This article was originally posted in the September Issue of Car Biz Today Magazine.

New-car sales may have been down this year, six percent at the end of July, says Kelley Blue Book. This isn’t a drop off the cliff, but should signal to dealers to take a hard look at performance metrics. Why do this? First, because it’s in the numbers that business strength and weakness are found.

Owners and GMs know their new and used car numbers and recite them in their nightly sleep. Dreams might be a little more disturbed these days than when the SAAR was north of 17 million, but not knowing the numbers for the dealership’s recon function should cause nightmares.

When the going gets tough, the wise manager turns to the business’ performance metrics to navigate rough seas without taking on water or ending up on a reef.

Knowing how the recondition function is operating is a must these days. Even an average reconditioning performance leads to eroded gross, fewer fresh cars for sale, and cars that take longer than 30 days to retail. All these downsides cost the dealership opportunity and hence money.

Recon ripples through many departments:

  • Hinders or improves retail service outcomes
  • Determines the vehicles you should acquire for your lot (the order)
  • Impacts what you can pay for trades or should pay at auction
  • Either improves or erodes your competitiveness
  • Improves or restricts sales opportunity
  • Rolls more margin to the bottom line or wastes it

Without ready and real-time access to reconditioning metrics, even the most adept manager can lose the grip on recon’s multi-faceted, multi-step processes. Dealers able to drive gross to the bottom line in used cars know their metrics and use them to structure, track, account for, and report on each step a vehicle travels from acquisition to its placement on the sales line.

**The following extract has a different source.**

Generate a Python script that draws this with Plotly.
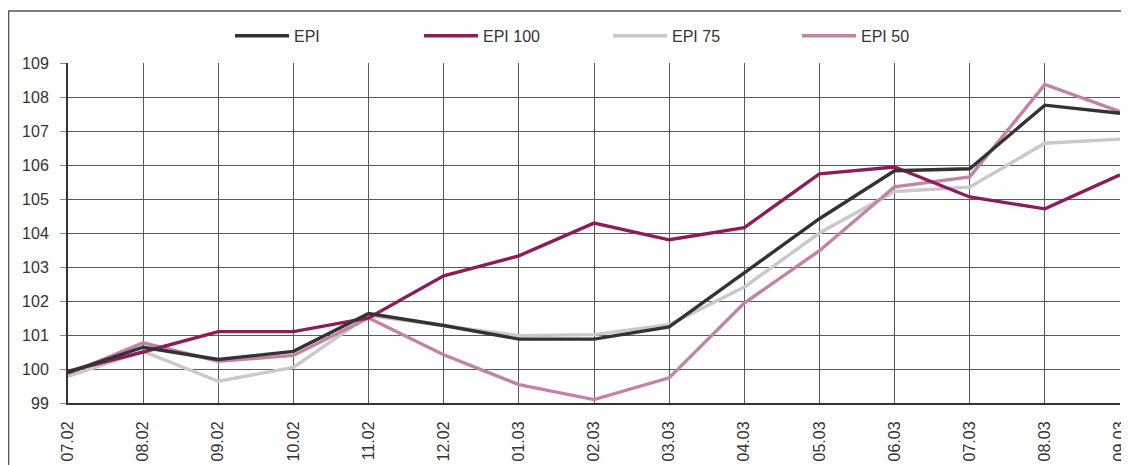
import plotly.graph_objects as go

months = ["07.02", "08.02", "09.02", "10.02", "11.02", "12.02", "01.03", "02.03",
          "03.03", "04.03", "05.03", "06.03", "07.03", "08.03", "09.03"]

epi = [99.90, 100.64, 100.28, 100.52, 101.63, 101.28, 100.88, 100.88,
       101.24, 102.84, 104.42, 105.83, 105.89, 107.76, 107.52]
epi_100 = [99.93, 100.50, 101.10, 101.10, 101.50, 102.74, 103.33, 104.29,
           103.80, 104.16, 105.74, 105.94, 105.06, 104.71, 105.71]
epi_75 = [99.78, 100.52, 99.64, 100.05, 101.57, 101.28, 100.98, 101.01,
          101.30, 102.41, 104.00, 105.22, 105.35, 106.64, 106.76]
epi_50 = [99.86, 100.77, 100.23, 100.40, 101.50, 100.42, 99.54, 99.10,
          99.74, 101.94, 103.48, 105.36, 105.65, 108.37, 107.57]

series = [
    ("EPI", epi, "#333333"),
    ("EPI 100", epi_100, "#8B1D5B"),
    ("EPI 75", epi_75, "#C9C9C9"),
    ("EPI 50", epi_50, "#C383A6"),
]

fig = go.Figure()
order = [series[2], series[3], series[1], series[0]]
legend_rank = {"EPI": 1, "EPI 100": 2, "EPI 75": 3, "EPI 50": 4}
for name, vals, col in order:
    fig.add_trace(go.Scatter(
        x=months, y=vals, name=name, mode="lines",
        line=dict(color=col, width=3.4),
        legendrank=legend_rank[name],
        hoverinfo="skip",
    ))

# The page body adds an 8px offset, so the figure is 8px smaller and margins compensate.
fig.update_layout(
    width=1121, height=457,
    template="none",
    margin=dict(l=60, r=9, t=55, b=61.5, pad=0),
    paper_bgcolor="white",
    plot_bgcolor="white",
    font=dict(family="Liberation Sans, Arial, sans-serif", size=16, color="#333333"),
    showlegend=True,
    legend=dict(
        orientation="h", x=0.154, xanchor="left", y=1.08, yanchor="middle",
        font=dict(size=16, color="#333333"),
        entrywidth=120, itemwidth=54, traceorder="normal",
        bgcolor="rgba(0,0,0,0)",
    ),
    xaxis=dict(
        type="category", range=[0, 14], automargin=False,
        showgrid=True, gridcolor="#5a5a5a", gridwidth=1,
        showline=True, linecolor="#333333", linewidth=2,
        ticks="outside", ticklen=10, tickcolor="rgba(0,0,0,0)",
        tickangle=-90, tickfont=dict(size=16, color="#333333"),
        zeroline=False,
    ),
    yaxis=dict(
        range=[99, 109], dtick=1, automargin=False,
        showgrid=True, gridcolor="#5a5a5a", gridwidth=1,
        showline=True, linecolor="#333333", linewidth=2,
        ticks="outside", ticklen=6, tickcolor="#888888",
        ticklabelstandoff=8,
        tickfont=dict(size=16, color="#333333"),
        zeroline=False,
    ),
    shapes=[dict(
        type="rect", xref="paper", yref="paper",
        x0=-0.0565, x1=1.03, y0=-0.4, y1=1.1527,
        line=dict(color="#555555", width=1.5), layer="below",
    )],
)

fig.write_html("out.html")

Key metrics to know about your reconditioning business:

  • Time-to-Market (TTM), which is the total span of days from acquisition until the vehicle is retailed or wholesaled. Improving transit times, clearing titles more quickly, buying more vehicles in the service lane help reduce TTM.
  • Average Days in Recon (ADR), a narrow strip of time within TTM, is a vital metric. The ADR clock starts when vehicles are logged into the recon software or system and continues until the vehicle hits the sales line. ADR measures this part of TTM that recon can control.
  • Holding cost depreciation, a daily load per car you inventory, accumulates from acquisition to sale. NCM Associates estimates this at $36 per car/day for most non-luxury makes. Gets cars through recon faster and this erosion to gross is reduced; shave 2.5 days from ADR and inventory increases by one, which means you sell more cars a month without having to stock more cars to do that.
  • Average time for the used car manager to approve or reject repair estimates
  • Average service/repair cost per vehicle reconditioned
  • Process and step completion times and efficiency of individuals responsible for them

Used car, fixed operations, and recon managers with easy access to these metrics can run a tight ship. Workflow software that provides individual and group dealership reporting provides the clarity into each step of the entire recon operation. Availability of such metrics should be critical intelligence for managers who want to remove waste from their processes and capture every opportunity to run leaner but more profitably.

A case in point is Morrie’s Automotive Group, seven dealerships around metro Minneapolis and Chippewa Valley, WI. It reconditions 1,800 vehicles a month. Jerry Heinecke, director of Used Car Operations, credits business metrics available to him through reconditioning software for managing recon to a three-day average cycle per car.

“Our average holding cost depreciation is about $30 to $40 per car per day, so when you can shave two to three days off ADR times 200 vehicles a month, I can make the argument that translates into real savings. Plus, we have the benefit of turning our inventory faster.” Heinecke said.

“I track aging and our selling timeframes from zero to 30 days and 31 to 60 days. I know cars that sell in that first bucket average upwards of $2,000 in margin, and just $300 to $500 if they fall into the second bucket. Three days saved in recon is part of this success. The beauty for me is I have the details to show managers the facts, regardless of what they believe or tell me about their reconditioning productivity. If you are going to prove something you have to be able to measure where you were and where you improved,” Heinecke said.

When the going gets tough, wise managers have the right metrics to shave costs, improve margins, and stop waste that drains vitality, efficiency, and the reasons for being in business.